WORK TO BE COMPLETED: Set all the material down again unchanged, without the pictures.

--- BEGIN ---

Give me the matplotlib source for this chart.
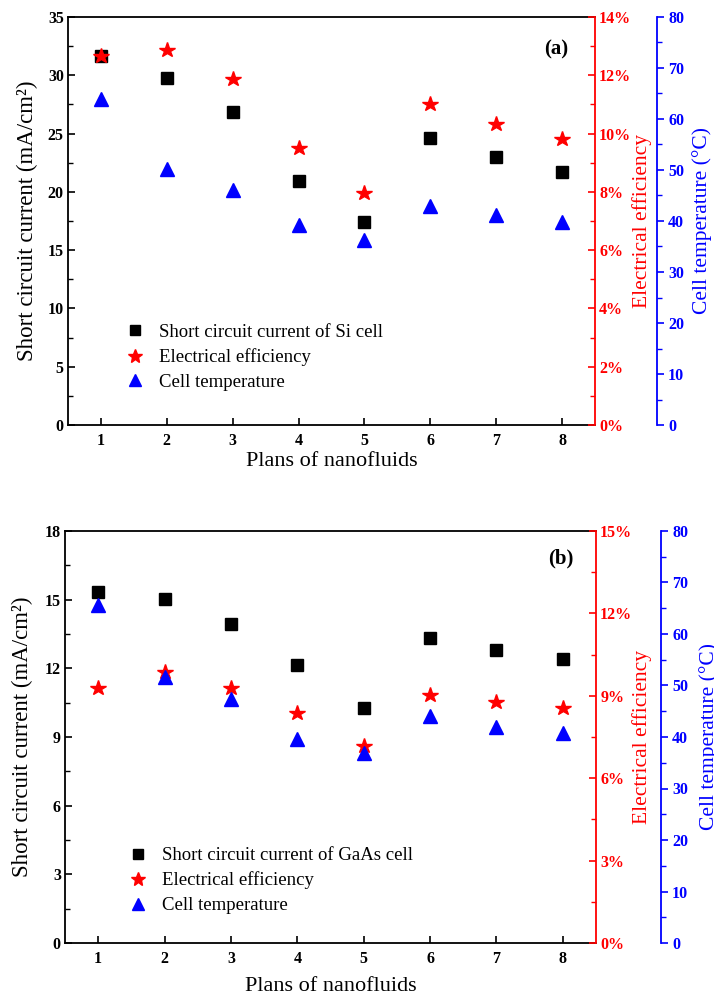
import numpy as np
import matplotlib.pyplot as plt
from matplotlib.lines import Line2D
from matplotlib.ticker import MultipleLocator, FuncFormatter

plt.rcParams['font.family'] = ['Liberation Serif', 'DejaVu Serif']

# x positions: nanofluid plans
plans = [1, 2, 3, 4, 5, 6, 7, 8]

# (a) Si cell
si_current = [31.65, 29.8, 26.85, 20.95, 17.45, 24.6, 22.95, 21.7]       # mA/cm2
si_efficiency = [12.67, 12.87, 11.87, 9.52, 7.97, 11.0, 10.33, 9.82]     # %
si_temperature = [64.0, 50.2, 46.1, 39.2, 36.2, 43.0, 41.1, 39.9]        # degC

# (b) GaAs cell
gaas_current = [15.33, 15.02, 13.95, 12.16, 10.28, 13.34, 12.82, 12.42]
gaas_efficiency = [9.30, 9.85, 9.30, 8.39, 7.18, 9.03, 8.79, 8.54]
gaas_temperature = [65.6, 51.6, 47.3, 39.7, 36.9, 44.1, 42.0, 40.8]

W, H = 714, 994
fig = plt.figure(figsize=(W / 100, H / 100), dpi=100)


def px_axes(left, right, top, bottom):
    return fig.add_axes([left / W, 1 - bottom / H, (right - left) / W, (bottom - top) / H])


def style_ticks(ax, color, direction):
    ax.tick_params(axis='y', which='major', direction=direction, length=5, width=1.2,
                   colors=color, labelsize=11.5, pad=3)
    ax.tick_params(axis='y', which='minor', direction=direction, length=3.5, width=1.0,
                   colors=color)
    for lab in ax.get_yticklabels():
        lab.set_fontweight('bold')


def panel(box, current, eff, temp, cur_max, cur_step, eff_max, eff_step, cell_name, tag,
          blue_offset_px, label_x, xlabel_y, legend_anchor, tag_xy):
    ax = px_axes(*box)
    ax.set_xlim(0.5, 8.5)
    ax.set_ylim(0, cur_max)
    ax.yaxis.set_major_locator(MultipleLocator(cur_step))
    ax.yaxis.set_minor_locator(MultipleLocator(cur_step / 2))
    ax.set_xticks(plans)
    ax.tick_params(axis='x', direction='in', length=5, width=1.2, labelsize=11.5, pad=6)
    style_ticks(ax, 'black', 'in')
    for lab in ax.get_xticklabels():
        lab.set_fontweight('bold')
    for s in ['left', 'bottom', 'top']:
        ax.spines[s].set_linewidth(1.3)
    ax.spines['right'].set_visible(False)

    # efficiency on the red right axis
    ax_e = ax.twinx()
    ax_e.set_ylim(0, eff_max)
    ax_e.yaxis.set_major_locator(MultipleLocator(eff_step))
    ax_e.yaxis.set_minor_locator(MultipleLocator(eff_step / 2))
    ax_e.yaxis.set_major_formatter(FuncFormatter(lambda v, p: f'{v:.0f}%'))
    style_ticks(ax_e, 'red', 'in')
    for s in ['left', 'bottom', 'top']:
        ax_e.spines[s].set_visible(False)
    ax_e.spines['right'].set_color('red')
    ax_e.spines['right'].set_linewidth(1.3)

    # temperature on the offset blue axis
    ax_t = ax.twinx()
    ax_t.set_ylim(0, 80)
    ax_t.yaxis.set_major_locator(MultipleLocator(10))
    ax_t.yaxis.set_minor_locator(MultipleLocator(5))
    ax_t.spines['right'].set_position(('outward', blue_offset_px * 0.72))
    style_ticks(ax_t, 'blue', 'out')
    for s in ['left', 'bottom', 'top']:
        ax_t.spines[s].set_visible(False)
    ax_t.spines['right'].set_color('blue')
    ax_t.spines['right'].set_linewidth(1.3)

    ax.plot(plans, current, 's', color='black', markersize=9, linestyle='none', zorder=3)
    ax_e.plot(plans, eff, '*', color='red', markersize=11.5, linestyle='none', zorder=3)
    ax_t.plot(plans, temp, '^', color='blue', markersize=10.5, linestyle='none', zorder=3)

    ax.set_xlabel('Plans of nanofluids', fontsize=16)
    ax.xaxis.set_label_coords(0.5, xlabel_y)
    ax.xaxis.label.set_va('top')
    ax.set_ylabel('Short circuit current (mA/cm\u00b2)', fontsize=16.5)
    ax.yaxis.set_label_coords(label_x[0], 0.5)
    ax_e.set_ylabel('Electrical efficiency', fontsize=15.5, color='red')
    ax_e.yaxis.set_label_coords(label_x[1], 0.5)
    ax_t.set_ylabel('Cell temperature (\u00b0C)', fontsize=15.5, color='blue')
    ax_t.yaxis.set_label_coords(label_x[2], 0.5)

    handles = [
        Line2D([], [], marker='s', color='black', linestyle='none', markersize=7),
        Line2D([], [], marker='*', color='red', linestyle='none', markersize=10),
        Line2D([], [], marker='^', color='blue', linestyle='none', markersize=9),
    ]
    labels = [f'Short circuit current of {cell_name} cell', 'Electrical efficiency',
              'Cell temperature']
    ax_t.legend(handles, labels, loc='lower left', bbox_to_anchor=legend_anchor,
                frameon=False, fontsize=13.5, handletextpad=0.8, labelspacing=0.4,
                handlelength=1.0, borderaxespad=0)

    ax_t.text(tag_xy[0], tag_xy[1], tag, transform=ax.transAxes, fontsize=15,
              fontweight='bold', ha='center', va='center')


panel((68, 595, 17, 425), si_current, si_efficiency, si_temperature,
      35, 5, 14, 2, 'Si', '(a)', 62, (-0.057, 1.070, 1.184), -0.066,
      (0.095, 0.065), (0.926, 0.92))

panel((65, 596, 531, 943), gaas_current, gaas_efficiency, gaas_temperature,
      18, 3, 15, 3, 'GaAs', '(b)', 65, (-0.060, 1.068, 1.194), -0.083,
      (0.105, 0.052), (0.934, 0.934))

fig.savefig('out.png', dpi=100)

--- END ---

THE RESULT:
Give me the matplotlib source for this chart.
import numpy as np
import matplotlib.pyplot as plt
from matplotlib.lines import Line2D
from matplotlib.ticker import MultipleLocator, FuncFormatter

plt.rcParams['font.family'] = ['Liberation Serif', 'DejaVu Serif']

# x positions: nanofluid plans
plans = [1, 2, 3, 4, 5, 6, 7, 8]

# (a) Si cell
si_current = [31.65, 29.8, 26.85, 20.95, 17.45, 24.6, 22.95, 21.7]       # mA/cm2
si_efficiency = [12.67, 12.87, 11.87, 9.52, 7.97, 11.0, 10.33, 9.82]     # %
si_temperature = [64.0, 50.2, 46.1, 39.2, 36.2, 43.0, 41.1, 39.9]        # degC

# (b) GaAs cell
gaas_current = [15.33, 15.02, 13.95, 12.16, 10.28, 13.34, 12.82, 12.42]
gaas_efficiency = [9.30, 9.85, 9.30, 8.39, 7.18, 9.03, 8.79, 8.54]
gaas_temperature = [65.6, 51.6, 47.3, 39.7, 36.9, 44.1, 42.0, 40.8]

W, H = 714, 994
fig = plt.figure(figsize=(W / 100, H / 100), dpi=100)


def px_axes(left, right, top, bottom):
    return fig.add_axes([left / W, 1 - bottom / H, (right - left) / W, (bottom - top) / H])


def style_ticks(ax, color, direction):
    ax.tick_params(axis='y', which='major', direction=direction, length=5, width=1.2,
                   colors=color, labelsize=11.5, pad=3)
    ax.tick_params(axis='y', which='minor', direction=direction, length=3.5, width=1.0,
                   colors=color)
    for lab in ax.get_yticklabels():
        lab.set_fontweight('bold')


def panel(box, current, eff, temp, cur_max, cur_step, eff_max, eff_step, cell_name, tag,
          blue_offset_px, label_x, xlabel_y, legend_anchor, tag_xy):
    ax = px_axes(*box)
    ax.set_xlim(0.5, 8.5)
    ax.set_ylim(0, cur_max)
    ax.yaxis.set_major_locator(MultipleLocator(cur_step))
    ax.yaxis.set_minor_locator(MultipleLocator(cur_step / 2))
    ax.set_xticks(plans)
    ax.tick_params(axis='x', direction='in', length=5, width=1.2, labelsize=11.5, pad=6)
    style_ticks(ax, 'black', 'in')
    for lab in ax.get_xticklabels():
        lab.set_fontweight('bold')
    for s in ['left', 'bottom', 'top']:
        ax.spines[s].set_linewidth(1.3)
    ax.spines['right'].set_visible(False)

    # efficiency on the red right axis
    ax_e = ax.twinx()
    ax_e.set_ylim(0, eff_max)
    ax_e.yaxis.set_major_locator(MultipleLocator(eff_step))
    ax_e.yaxis.set_minor_locator(MultipleLocator(eff_step / 2))
    ax_e.yaxis.set_major_formatter(FuncFormatter(lambda v, p: f'{v:.0f}%'))
    style_ticks(ax_e, 'red', 'in')
    for s in ['left', 'bottom', 'top']:
        ax_e.spines[s].set_visible(False)
    ax_e.spines['right'].set_color('red')
    ax_e.spines['right'].set_linewidth(1.3)

    # temperature on the offset blue axis
    ax_t = ax.twinx()
    ax_t.set_ylim(0, 80)
    ax_t.yaxis.set_major_locator(MultipleLocator(10))
    ax_t.yaxis.set_minor_locator(MultipleLocator(5))
    ax_t.spines['right'].set_position(('outward', blue_offset_px * 0.72))
    style_ticks(ax_t, 'blue', 'out')
    for s in ['left', 'bottom', 'top']:
        ax_t.spines[s].set_visible(False)
    ax_t.spines['right'].set_color('blue')
    ax_t.spines['right'].set_linewidth(1.3)

    ax.plot(plans, current, 's', color='black', markersize=9, linestyle='none', zorder=3)
    ax_e.plot(plans, eff, '*', color='red', markersize=11.5, linestyle='none', zorder=3)
    ax_t.plot(plans, temp, '^', color='blue', markersize=10.5, linestyle='none', zorder=3)

    ax.set_xlabel('Plans of nanofluids', fontsize=16)
    ax.xaxis.set_label_coords(0.5, xlabel_y)
    ax.xaxis.label.set_va('top')
    ax.set_ylabel('Short circuit current (mA/cm\u00b2)', fontsize=16.5)
    ax.yaxis.set_label_coords(label_x[0], 0.5)
    ax_e.set_ylabel('Electrical efficiency', fontsize=15.5, color='red')
    ax_e.yaxis.set_label_coords(label_x[1], 0.5)
    ax_t.set_ylabel('Cell temperature (\u00b0C)', fontsize=15.5, color='blue')
    ax_t.yaxis.set_label_coords(label_x[2], 0.5)

    handles = [
        Line2D([], [], marker='s', color='black', linestyle='none', markersize=7),
        Line2D([], [], marker='*', color='red', linestyle='none', markersize=10),
        Line2D([], [], marker='^', color='blue', linestyle='none', markersize=9),
    ]
    labels = [f'Short circuit current of {cell_name} cell', 'Electrical efficiency',
              'Cell temperature']
    ax_t.legend(handles, labels, loc='lower left', bbox_to_anchor=legend_anchor,
                frameon=False, fontsize=13.5, handletextpad=0.8, labelspacing=0.4,
                handlelength=1.0, borderaxespad=0)

    ax_t.text(tag_xy[0], tag_xy[1], tag, transform=ax.transAxes, fontsize=15,
              fontweight='bold', ha='center', va='center')


panel((68, 595, 17, 425), si_current, si_efficiency, si_temperature,
      35, 5, 14, 2, 'Si', '(a)', 62, (-0.057, 1.070, 1.184), -0.066,
      (0.095, 0.065), (0.926, 0.92))

panel((65, 596, 531, 943), gaas_current, gaas_efficiency, gaas_temperature,
      18, 3, 15, 3, 'GaAs', '(b)', 65, (-0.060, 1.068, 1.194), -0.083,
      (0.105, 0.052), (0.934, 0.934))

fig.savefig('out.png', dpi=100)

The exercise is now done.